My question arises from this procedure.

Answer 1

Yes, $(f(x))'$ means $f'(x)$.

The tricky thing to remember, though, is that $f'(-x) \neq (f(-x))'$ in general. The former, $f'(-x)$, means to take the derivative first, and plug in $-x$ second.

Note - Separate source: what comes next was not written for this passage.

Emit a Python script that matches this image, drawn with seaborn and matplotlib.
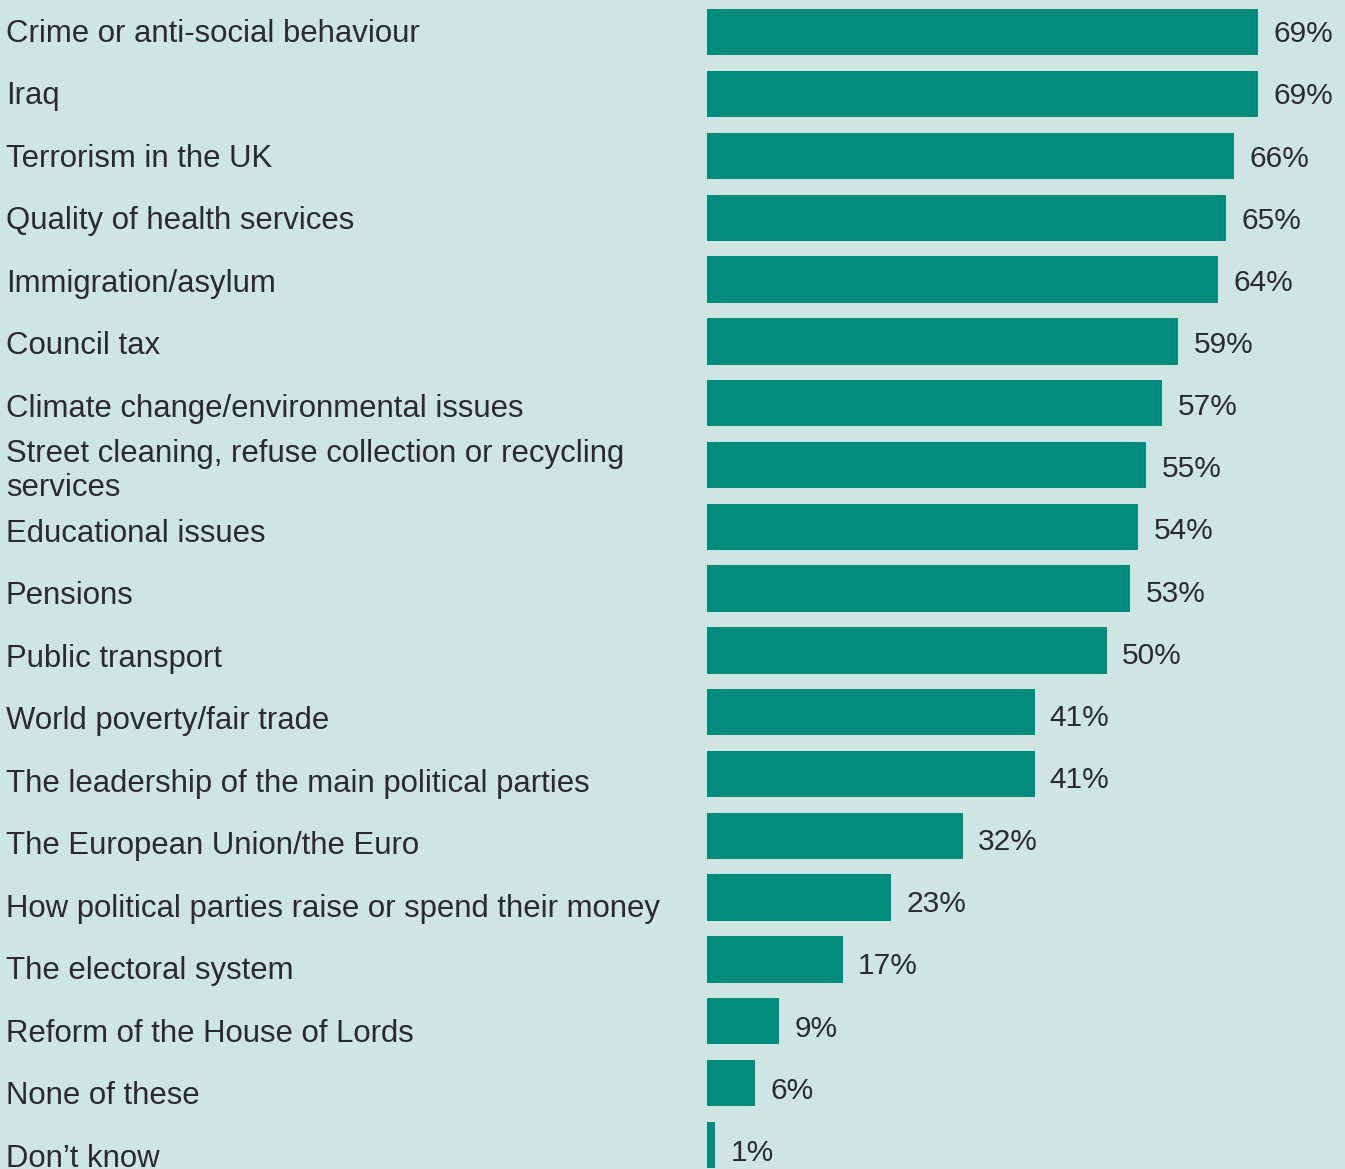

For example, $$f(x) = x^2 - x \implies f'(x) = 2x - 1 \implies f'(-x) = 2(-x) - 1 = -2x - 1.$$ The latter means plug in $-x$ first, then take the derivative, i.e. $$f(x) = x^2 - x \implies f(-x) = (-x)^2 - (-x) = x^2 + x \implies (f(-x))' = 2x + 1.$$ The proof uses the notation $(f(x))'$ to make it clear that the derivative with respect to $x$ is being taken on both sides of the equation.

Answer 2

Put $h(x):=f(-x)$. If $f(x)=h(x)$, then $f'(x)=h'(x)=-f'(-x)$

The notation $(f(x))'$ means $f'(x)$, but this is not a good notation.